University deadline looms for updated Safeguards Rule
Colleges and universities handling federal financial aid will soon be required to step up their student data protection standards to meet the requirements of the Federal Trade Commission’s updated Safeguards Rule.
By June 9, 2023, colleges and universities will be expected to have completed a series of prescriptive actions to improve their cybersecurity and protect sensitive student information.
These actions include designating a “qualified individual” to oversee institutional information security, conducting a written risk assessment, composing a written incident response plan, increasing oversight of service providers, offering security training to staff and taking steps to control access to student information.
While these requirements were initially set to come into force by December 6, 2022, the FTC granted a six-month extension in November.
One of the difficulties for higher education institutions preparing to meet the requirements of the Safeguards Rule is that it may not always be clear when it should be applied, said James T. Shreve, a partner at the law firm Thompson Coburn.

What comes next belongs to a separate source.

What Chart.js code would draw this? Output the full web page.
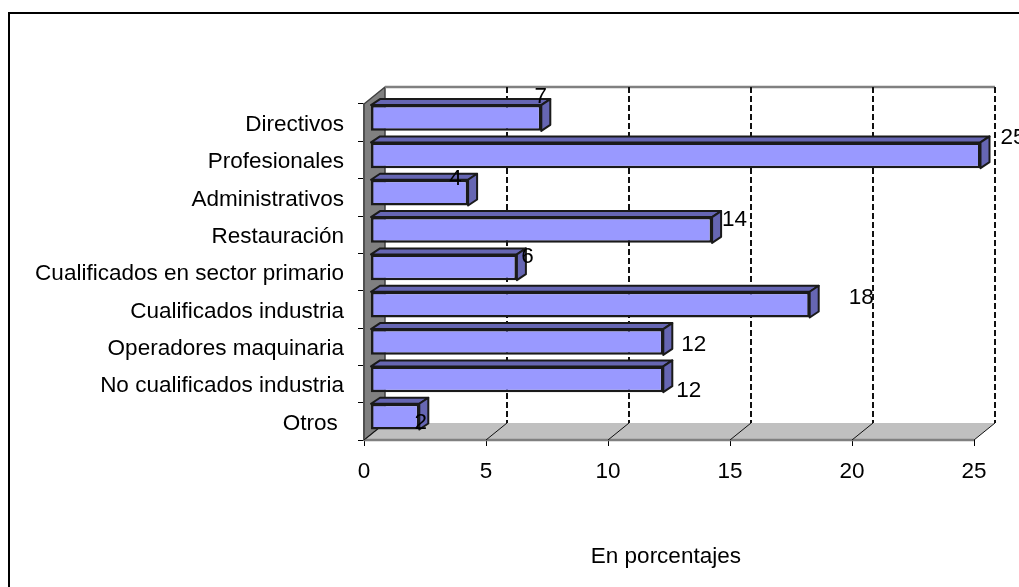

The Safeguards Rule, part of the Gramm-Leach-Bliley Act, also known as the Financial Services Modernization Act, was designed to address how financial institutions should securely handle customer information and is not tailored to address how colleges handle student financial information, Shreve said.

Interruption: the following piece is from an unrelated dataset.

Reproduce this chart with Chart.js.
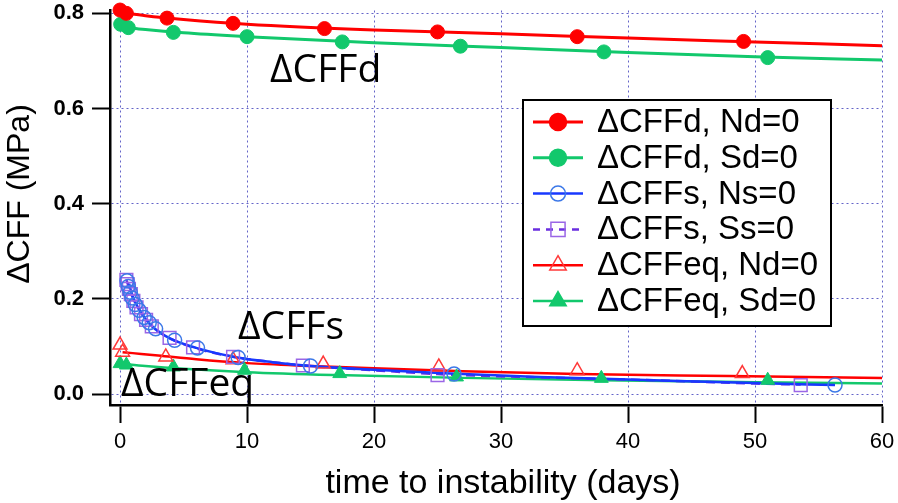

“If you’re a bank or lender or security firm, most of what you do, maybe all of what you do, is financial in nature, so the Safeguards Rule applies to the whole enterprise,” said Shreve, who chairs his firm’s cybersecurity practice. “In higher education, your student lending program is a much smaller part of the overall operation.”
While colleges are considered financial institutions by the FTC because they handle student financial data, it is not clear how institutions should “fence-in” the data that is, or is not, subject to the updated Safeguards rule requirements, said Shreve.
“It’d be great to get some insight from the FTC on this, but I don’t think we’re going to,” he said.
Among some of the more challenging protections for higher education institutions to implement is the requirement that student financial data be encrypted not only when it is being transferred between systems, but also when it is “at rest.”
Requiring institutions to store encrypted data can make it more cumbersome to work with, potentially slowing down systems that need to access this information regularly, Shreve said.
Additionally, new requirements for continuous monitoring can be “very expensive, and create enormous data logs,” he said.
“If you’re tracking what everybody is doing all the time, that is an enormous amount of data that you’re creating,” Shreve said.
He said there will likely be many institutions not in 100% in compliance by June 9, but the good news is that the FTC “can’t necessarily go after everybody.” Though he did recommend institutions “have a plan.”
“Look at all the control requirements you have to put in place, look at what you’re already doing and thing about things that you can do before the deadline,” Shreve said.
Documenting what can’t be done right now and setting a timeline for each item’s completion is a good fall-back option, he said, so “if the FTC comes, or the Department of Education looks at you, you have a plan for how you’re working to get into compliance.”